My issues with the way the game handles endings aside, Silent Hill f if nothing else mostly lives up to the promise of a return to form. There are no guns in this game; leaving aside the history of guns in post-war Japan (which is a more complicated topic than is within the scope of this review) the protagonist is also a young country girl in her early 20s. As such, all of your weapons are a variety of melee weapons, from random pipes laying around to heavy wood axes to small-but-quick knives to even a mythical sword (which will wind up being important to the later endings.) Unlike previous games, your weapons will over time take damage and eventually break, in a way functioning like ammo in the American settings. As such, there are melee weapons everywhere, most of them sharing one moveset or another.

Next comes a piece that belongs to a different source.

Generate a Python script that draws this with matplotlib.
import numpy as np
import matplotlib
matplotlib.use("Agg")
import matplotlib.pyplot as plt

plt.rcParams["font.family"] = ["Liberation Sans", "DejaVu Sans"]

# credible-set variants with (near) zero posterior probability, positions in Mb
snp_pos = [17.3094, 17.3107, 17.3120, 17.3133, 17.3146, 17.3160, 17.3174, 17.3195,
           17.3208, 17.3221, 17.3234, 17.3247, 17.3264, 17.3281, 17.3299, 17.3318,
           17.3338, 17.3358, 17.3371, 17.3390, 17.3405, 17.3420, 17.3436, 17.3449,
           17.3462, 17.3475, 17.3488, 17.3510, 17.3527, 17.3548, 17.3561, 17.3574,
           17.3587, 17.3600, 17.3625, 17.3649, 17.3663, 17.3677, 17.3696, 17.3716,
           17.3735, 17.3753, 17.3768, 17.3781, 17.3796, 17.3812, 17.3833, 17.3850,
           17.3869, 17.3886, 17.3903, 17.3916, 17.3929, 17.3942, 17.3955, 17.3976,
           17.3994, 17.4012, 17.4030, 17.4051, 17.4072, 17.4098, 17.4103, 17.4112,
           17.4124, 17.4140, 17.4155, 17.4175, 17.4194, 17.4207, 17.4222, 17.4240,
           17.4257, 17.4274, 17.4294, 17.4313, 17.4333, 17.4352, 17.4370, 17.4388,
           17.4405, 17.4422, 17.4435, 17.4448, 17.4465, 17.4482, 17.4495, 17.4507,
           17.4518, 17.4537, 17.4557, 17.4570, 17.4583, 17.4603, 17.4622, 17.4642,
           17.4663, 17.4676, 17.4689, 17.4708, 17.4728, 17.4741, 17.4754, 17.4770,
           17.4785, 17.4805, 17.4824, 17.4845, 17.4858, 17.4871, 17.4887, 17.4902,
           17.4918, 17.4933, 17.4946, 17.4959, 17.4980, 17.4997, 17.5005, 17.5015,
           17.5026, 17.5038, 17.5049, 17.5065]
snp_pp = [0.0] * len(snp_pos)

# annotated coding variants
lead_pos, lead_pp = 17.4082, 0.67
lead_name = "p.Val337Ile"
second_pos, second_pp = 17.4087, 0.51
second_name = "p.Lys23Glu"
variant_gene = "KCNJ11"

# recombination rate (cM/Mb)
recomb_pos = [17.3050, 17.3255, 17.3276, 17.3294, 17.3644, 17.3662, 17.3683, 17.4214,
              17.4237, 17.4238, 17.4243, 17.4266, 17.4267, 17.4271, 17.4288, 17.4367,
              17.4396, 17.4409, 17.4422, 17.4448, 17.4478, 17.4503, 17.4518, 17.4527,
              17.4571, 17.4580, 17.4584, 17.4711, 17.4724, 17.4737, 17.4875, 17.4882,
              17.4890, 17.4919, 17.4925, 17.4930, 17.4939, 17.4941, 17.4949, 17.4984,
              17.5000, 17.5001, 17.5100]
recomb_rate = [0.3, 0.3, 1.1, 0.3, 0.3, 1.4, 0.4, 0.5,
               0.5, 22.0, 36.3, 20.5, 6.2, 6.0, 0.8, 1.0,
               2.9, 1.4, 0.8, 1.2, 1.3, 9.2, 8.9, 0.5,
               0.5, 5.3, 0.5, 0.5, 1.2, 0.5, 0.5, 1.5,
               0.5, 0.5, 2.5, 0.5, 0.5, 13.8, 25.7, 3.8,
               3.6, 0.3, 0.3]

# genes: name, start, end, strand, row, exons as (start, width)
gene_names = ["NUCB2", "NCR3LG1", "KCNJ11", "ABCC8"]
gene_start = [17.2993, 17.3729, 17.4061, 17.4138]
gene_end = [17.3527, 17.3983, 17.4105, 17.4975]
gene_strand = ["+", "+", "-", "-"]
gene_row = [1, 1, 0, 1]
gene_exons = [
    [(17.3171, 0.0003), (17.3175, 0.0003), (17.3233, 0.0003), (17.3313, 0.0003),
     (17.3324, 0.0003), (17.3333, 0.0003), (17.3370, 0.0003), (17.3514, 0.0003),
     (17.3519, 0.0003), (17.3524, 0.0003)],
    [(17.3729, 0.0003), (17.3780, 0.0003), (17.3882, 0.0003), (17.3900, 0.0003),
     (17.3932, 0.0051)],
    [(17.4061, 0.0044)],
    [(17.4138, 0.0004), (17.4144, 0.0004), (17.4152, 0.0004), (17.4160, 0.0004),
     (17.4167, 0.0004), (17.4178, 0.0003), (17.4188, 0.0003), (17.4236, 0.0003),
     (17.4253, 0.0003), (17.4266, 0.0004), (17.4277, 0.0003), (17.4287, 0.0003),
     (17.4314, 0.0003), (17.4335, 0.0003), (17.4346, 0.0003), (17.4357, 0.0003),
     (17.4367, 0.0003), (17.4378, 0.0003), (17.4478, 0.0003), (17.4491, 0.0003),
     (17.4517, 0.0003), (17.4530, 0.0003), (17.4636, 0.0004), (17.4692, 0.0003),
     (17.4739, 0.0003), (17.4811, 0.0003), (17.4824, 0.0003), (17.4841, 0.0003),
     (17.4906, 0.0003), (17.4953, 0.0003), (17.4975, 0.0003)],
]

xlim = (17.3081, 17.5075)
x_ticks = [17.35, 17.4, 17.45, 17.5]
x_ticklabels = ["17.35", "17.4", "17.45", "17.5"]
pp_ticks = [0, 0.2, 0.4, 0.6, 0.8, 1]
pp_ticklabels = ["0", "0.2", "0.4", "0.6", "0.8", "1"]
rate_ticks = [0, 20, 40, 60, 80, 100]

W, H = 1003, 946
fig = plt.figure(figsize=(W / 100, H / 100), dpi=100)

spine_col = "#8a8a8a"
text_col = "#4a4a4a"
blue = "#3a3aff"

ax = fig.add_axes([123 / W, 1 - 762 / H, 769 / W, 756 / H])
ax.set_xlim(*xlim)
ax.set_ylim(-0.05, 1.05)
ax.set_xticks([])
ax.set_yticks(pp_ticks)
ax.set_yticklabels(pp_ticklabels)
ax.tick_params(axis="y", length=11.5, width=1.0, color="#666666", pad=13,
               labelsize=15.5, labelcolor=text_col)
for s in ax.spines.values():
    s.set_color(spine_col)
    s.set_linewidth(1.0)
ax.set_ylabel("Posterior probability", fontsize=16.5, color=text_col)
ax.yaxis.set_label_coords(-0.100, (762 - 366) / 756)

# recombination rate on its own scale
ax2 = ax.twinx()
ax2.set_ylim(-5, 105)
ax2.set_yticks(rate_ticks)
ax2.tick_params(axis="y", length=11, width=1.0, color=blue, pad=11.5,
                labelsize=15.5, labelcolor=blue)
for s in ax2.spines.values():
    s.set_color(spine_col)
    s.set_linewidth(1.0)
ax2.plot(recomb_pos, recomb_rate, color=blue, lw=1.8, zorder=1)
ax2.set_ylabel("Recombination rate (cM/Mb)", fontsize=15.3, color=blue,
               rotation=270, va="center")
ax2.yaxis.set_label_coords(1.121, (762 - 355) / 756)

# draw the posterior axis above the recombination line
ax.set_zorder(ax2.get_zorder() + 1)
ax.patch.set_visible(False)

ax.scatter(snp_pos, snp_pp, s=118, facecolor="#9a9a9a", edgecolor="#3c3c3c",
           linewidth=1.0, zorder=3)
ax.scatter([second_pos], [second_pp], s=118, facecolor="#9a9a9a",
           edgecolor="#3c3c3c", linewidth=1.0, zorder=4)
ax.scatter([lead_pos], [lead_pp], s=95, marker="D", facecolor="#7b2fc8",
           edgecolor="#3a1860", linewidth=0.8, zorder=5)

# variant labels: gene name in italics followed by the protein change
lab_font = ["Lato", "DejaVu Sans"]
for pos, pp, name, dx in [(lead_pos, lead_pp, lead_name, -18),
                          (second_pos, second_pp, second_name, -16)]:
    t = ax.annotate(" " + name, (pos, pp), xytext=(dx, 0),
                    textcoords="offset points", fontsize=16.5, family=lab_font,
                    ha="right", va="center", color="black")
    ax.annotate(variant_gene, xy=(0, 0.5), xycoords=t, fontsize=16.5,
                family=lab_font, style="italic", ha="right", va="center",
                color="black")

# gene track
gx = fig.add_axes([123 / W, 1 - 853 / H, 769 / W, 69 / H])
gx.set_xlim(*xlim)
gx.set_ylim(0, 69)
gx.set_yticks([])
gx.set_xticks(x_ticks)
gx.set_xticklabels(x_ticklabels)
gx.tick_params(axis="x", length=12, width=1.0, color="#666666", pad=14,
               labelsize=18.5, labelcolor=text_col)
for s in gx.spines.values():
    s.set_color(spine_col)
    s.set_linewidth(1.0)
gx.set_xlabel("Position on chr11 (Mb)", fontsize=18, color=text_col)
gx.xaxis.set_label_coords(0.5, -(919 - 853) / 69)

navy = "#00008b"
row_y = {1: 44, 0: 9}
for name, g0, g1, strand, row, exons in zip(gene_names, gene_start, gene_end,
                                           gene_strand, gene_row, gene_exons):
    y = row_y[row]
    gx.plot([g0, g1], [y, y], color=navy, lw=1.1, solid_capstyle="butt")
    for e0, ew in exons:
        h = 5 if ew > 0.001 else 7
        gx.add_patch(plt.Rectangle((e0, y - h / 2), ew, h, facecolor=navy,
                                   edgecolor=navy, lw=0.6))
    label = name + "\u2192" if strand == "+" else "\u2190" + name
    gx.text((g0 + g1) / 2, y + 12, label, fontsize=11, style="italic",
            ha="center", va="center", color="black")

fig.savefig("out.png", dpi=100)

Rather than the tank controls of games past, Silent Hill f controls similarly to a modern soulslike, with a fairly typical third person camera and relatively fluid motion. You can dodge, you have a stamina meter, and the combat loop generally involves waiting for the right moment to counter-attack, which is guaranteed to stun your opponent. I've said for a while that soulslikes generally take old-school survival horror sensibilities and old-school RPG sensibilities and mashes them together into a thoroughly modern take on both, and Silent Hill f in turn takes it full circle by playing more like Bloodborne than Silent Hill 2. This isn't necessarily a bad thing, but it does have the tendency to flatten every combat encounter in the game and takes focus from the game's atmosphere and story and puts it on the combat. And at that point, why not just play Bloodborne?

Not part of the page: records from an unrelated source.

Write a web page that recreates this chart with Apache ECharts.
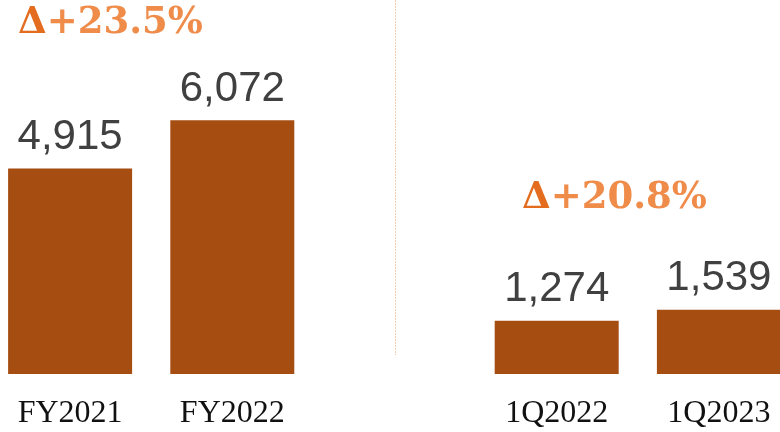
<!DOCTYPE html>
<html>
<head>
<meta charset="utf-8">
<script src="https://cdn.jsdelivr.net/npm/echarts@6/dist/echarts.min.js"></script>
<style>
  html, body { margin: 0; padding: 0; background: #fff; }
  #chart { width: 780px; height: 432px; }
</style>
</head>
<body>
<div id="chart"></div>
<script>
// periods, with an empty slot between the yearly and quarterly groups
const periods = ['FY2021', 'FY2022', '', '1Q2022', '1Q2023']
const revenue = [4915, 6072, null, 1274, 1539]
const deltas = ['+23.5%', '+20.8%']

const myChart = echarts.init(document.getElementById('chart'))
const deltaText = (txt) => '{d|Δ}{v|' + txt + '}'
const deltaRich = {
  d: { fontFamily: 'DejaVu Serif', fontWeight: 'bold', fontSize: 37, fill: '#e36c1f' },
  v: { fontFamily: 'DejaVu Serif', fontWeight: 'bold', fontSize: 37, fill: '#ef8c4a' }
}
let option = {
  animation: false,
  grid: { left: -11, right: -20, top: 0, bottom: 58, outerBoundsMode: 'none', containLabel: false },
  xAxis: {
    type: 'category',
    data: periods,
    axisLine: { show: false },
    axisTick: { show: false },
    axisLabel: {
      margin: 24,
      fontFamily: 'Liberation Serif',
      fontSize: 32,
      color: '#111'
    }
  },
  yAxis: {
    type: 'value',
    min: 0,
    max: 8950,
    show: false,
    splitLine: { show: false }
  },
  series: [
    {
      type: 'bar',
      data: revenue,
      barWidth: 124,
      itemStyle: { color: '#a64d12' },
      label: {
        show: true,
        position: 'top',
        distance: 10,
        fontFamily: 'Liberation Sans',
        fontSize: 42,
        color: '#404040',
        formatter: (p) => p.value.toLocaleString('en-US')
      }
    }
  ],
  graphic: [
    {
      type: 'line',
      shape: { x1: 395.5, y1: 0, x2: 395.5, y2: 355 },
      style: { stroke: '#f0cbb0', lineWidth: 1, lineDash: [2, 1] }
    },
    {
      type: 'text',
      left: 18,
      top: 5,
      style: { text: deltaText(deltas[0]), rich: deltaRich }
    },
    {
      type: 'text',
      left: 522,
      top: 180,
      style: { text: deltaText(deltas[1]), rich: deltaRich }
    }
  ]
}
myChart.setOption(option)
</script>
</body>
</html>
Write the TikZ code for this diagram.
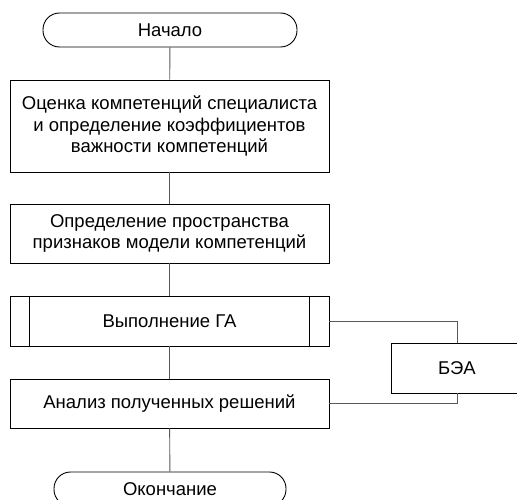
\documentclass[tikz,border=0pt]{standalone}
\usepackage{fontspec}
\setmainfont{Liberation Sans}
\usetikzlibrary{positioning}

\begin{document}
\begin{tikzpicture}[x=1pt,y=-1pt,
  every node/.style={inner sep=0pt,align=center,font=\fontsize{18.5}{21.3}\selectfont},
  block/.style={draw,line width=0.9pt,minimum width=319pt},
  term/.style={draw,line width=0.9pt,rounded corners=16.5pt,minimum height=34pt},
  link/.style={draw=black!65,line width=0.9pt}]
\useasboundingbox (0,0) rectangle (517,500);
\node[term,minimum width=254pt] (start) at (170,30) {Начало};
\node[block,minimum height=92pt] (eval) at (169.5,126) {Оценка компетенций специалиста\\и определение коэффициентов\\важности компетенций};
\node[block,minimum height=59pt] (space) at (169.5,233.5) {Определение пространства\\признаков модели компетенций};
\node[block,minimum height=50pt] (ga) at (169.5,321) {Выполнение ГА};
\node[draw,line width=0.9pt,minimum width=132pt,minimum height=50pt] (bea) at (457,368) {БЭА};
\node[block,minimum height=49pt] (anal) at (169.5,403.5) {Анализ полученных решений};
\node[term,minimum width=232pt] (stop) at (170,489) {Окончание};
\draw[line width=0.9pt] ([xshift=20pt]ga.north west) -- ([xshift=20pt]ga.south west);
\draw[line width=0.9pt] ([xshift=-20pt]ga.north east) -- ([xshift=-20pt]ga.south east);
\draw[link] (start)--(eval);
\draw[link] (eval)--(space);
\draw[link] (space)--(ga);
\draw[link] (ga)--(anal);
\draw[link] (anal)--(stop);
\draw[link] (ga.east) -| (bea.north);
\draw[link] (anal.east) -| (bea.south);
\end{tikzpicture}
\end{document}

Where the early games tended to be rather laissez-faire on inventory, here you're quite limited in how much you can carry; you can have up to 99 pills, but some items like bandages only stack up to a limited number per slot, and some items like medkits take up a whole inventory slot all by themselves. You'll pick up all kinds of sweet treats that confer benefits to your health, your stamina, or your sanity (more on the sanity gauge in a bit.) These also take up room in your inventory, but you can drop them off at shrines scattered around the game world as offerings, conferring faith, which in the game's context acts as a currency. You can find or buy various talismans that confer various bonuses, and big blank ones (which are rare) can be used with faith to purchase upgrades for your health, sanity, stamina, or how many talismans you can have active. You can also earn faith by finding high-value, mostly inedible offerings like antique combs.

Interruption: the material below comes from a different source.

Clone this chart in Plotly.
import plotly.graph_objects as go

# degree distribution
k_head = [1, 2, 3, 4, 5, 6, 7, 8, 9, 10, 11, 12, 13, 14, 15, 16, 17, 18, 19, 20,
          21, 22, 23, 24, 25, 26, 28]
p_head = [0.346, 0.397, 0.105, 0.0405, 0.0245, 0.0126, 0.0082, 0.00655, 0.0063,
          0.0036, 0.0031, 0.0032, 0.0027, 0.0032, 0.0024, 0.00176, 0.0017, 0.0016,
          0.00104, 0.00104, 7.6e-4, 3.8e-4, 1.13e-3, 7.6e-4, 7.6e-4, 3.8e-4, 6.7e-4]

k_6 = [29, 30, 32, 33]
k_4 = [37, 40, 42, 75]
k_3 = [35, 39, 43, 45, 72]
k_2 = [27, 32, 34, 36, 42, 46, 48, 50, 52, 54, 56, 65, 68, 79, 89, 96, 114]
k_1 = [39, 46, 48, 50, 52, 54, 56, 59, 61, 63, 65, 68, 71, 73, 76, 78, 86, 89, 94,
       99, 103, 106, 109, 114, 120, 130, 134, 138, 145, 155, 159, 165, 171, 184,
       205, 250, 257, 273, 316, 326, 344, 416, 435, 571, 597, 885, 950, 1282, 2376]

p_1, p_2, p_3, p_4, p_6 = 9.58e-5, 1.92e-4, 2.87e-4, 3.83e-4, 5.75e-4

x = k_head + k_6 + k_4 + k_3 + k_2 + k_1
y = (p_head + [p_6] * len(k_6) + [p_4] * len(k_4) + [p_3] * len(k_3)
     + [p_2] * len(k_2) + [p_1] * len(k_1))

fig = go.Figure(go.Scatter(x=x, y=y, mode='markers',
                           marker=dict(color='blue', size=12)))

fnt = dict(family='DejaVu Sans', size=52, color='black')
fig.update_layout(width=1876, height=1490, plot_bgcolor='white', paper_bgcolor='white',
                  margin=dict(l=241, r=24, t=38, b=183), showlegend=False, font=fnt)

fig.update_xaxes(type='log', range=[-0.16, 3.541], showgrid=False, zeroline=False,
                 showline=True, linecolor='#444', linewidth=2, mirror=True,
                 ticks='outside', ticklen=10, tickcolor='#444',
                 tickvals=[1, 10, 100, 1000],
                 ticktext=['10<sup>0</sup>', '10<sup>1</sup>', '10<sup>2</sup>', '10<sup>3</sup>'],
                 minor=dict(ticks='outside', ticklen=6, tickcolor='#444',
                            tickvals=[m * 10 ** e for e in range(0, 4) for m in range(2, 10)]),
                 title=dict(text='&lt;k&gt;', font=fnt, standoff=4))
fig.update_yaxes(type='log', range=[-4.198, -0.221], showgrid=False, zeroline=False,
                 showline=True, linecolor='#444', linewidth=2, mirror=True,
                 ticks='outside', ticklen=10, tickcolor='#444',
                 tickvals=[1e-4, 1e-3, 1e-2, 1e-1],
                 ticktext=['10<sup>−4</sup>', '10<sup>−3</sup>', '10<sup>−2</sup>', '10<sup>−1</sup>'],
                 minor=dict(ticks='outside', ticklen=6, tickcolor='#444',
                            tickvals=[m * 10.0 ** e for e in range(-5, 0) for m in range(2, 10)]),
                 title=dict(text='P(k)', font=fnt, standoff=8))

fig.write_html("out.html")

I don't think I hated Silent Hill f; I've been frustrated with the direction the franchise has been going pretty much since the fourth game if not the third, and if absolutely nothing else, Silent Hill f does at times feel closer to the original games than the franchise has felt in a long time. But there's something about it that leaves me cold, and I think a lot of it has to do with the fact that it feels like the franchise has all but abandoned its cosmic horror roots and is instead leaning into becoming an almost generic psychological horror franchise. This was actually my first exposure to anything written by Ryukishi07, and while he does seem to be a talented horror writer from what I've seen, and I certainly have no issue with a storyline delving into the gender issues of a bygone era of Japan, I'm just left wondering if Silent Hill f was originally an unrelated Ryukishi07 project before someone decided to slap the Silent Hill brand on it during development. It remains to be seen what they do with the upcoming Silent Hill Townfall (another game not set in or near the original town) but I'm not optimistic about a return to what made the franchise unique.